Australian Women’s Historical Photography: Other Times, Other Views examines the photographs produced by six talented women photographers against the historical backdrop of settler violence towards Indigenous Australians, the First Women’s Movement, the Great War of 1914–1918, Australia’s imperial occupation of New Guinea, the final years of Chinese Nationalist Party rule in China and debates about photography’s status as an art form. Women’s works from the nineteenth and early twentieth centuries have been down-played or even ignored in existing accounts of Australia’s cultural history, and this study is aimed at rectifying this situation. At the same time, the book demonstrates why amateur works are just as important as commercial works to our understanding of the past.
● Methodologically, the book draws on scholarship from history, art history, anthropology, sociology, gender studies and cultural studies to create an interdisciplinary critical framework that will be of interest to a broad range of academic and archival researchers. It is also a framework that is critically sensible of its own groundings in the postcolonial and feminist present thereby reflecting what is meaningful at any given historical moment.
● Finally, this book responds to the pronounced lack of visibility of Australian realist, documentary and commercial women’s works. The few histories of Australian women’s photography that exist pay more attention to modernist and contemporary works, and when they do mention earlier women photographer’s works, they seldom go into much detail. They also ignore the works of the earliest Indigenous women photographers, women who traveled and made photographs abroad.

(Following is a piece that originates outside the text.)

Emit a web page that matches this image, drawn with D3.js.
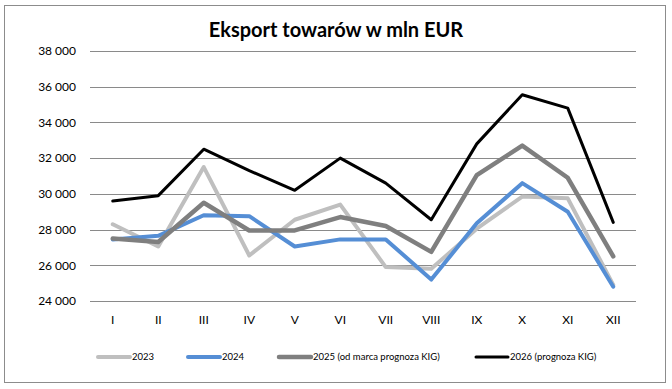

By presenting a carefully contextualized and detailed study of works by six Australian women photographers who worked in the late colonial era and whose works in all sorts of small and surprising ways chronicled the impacts of some of the periods more disturbing as well as enlightened events, we will not only add to knowledge of Australian women’s photography, we will also broaden and enrich the frames of women’s photography and Australian history more generally.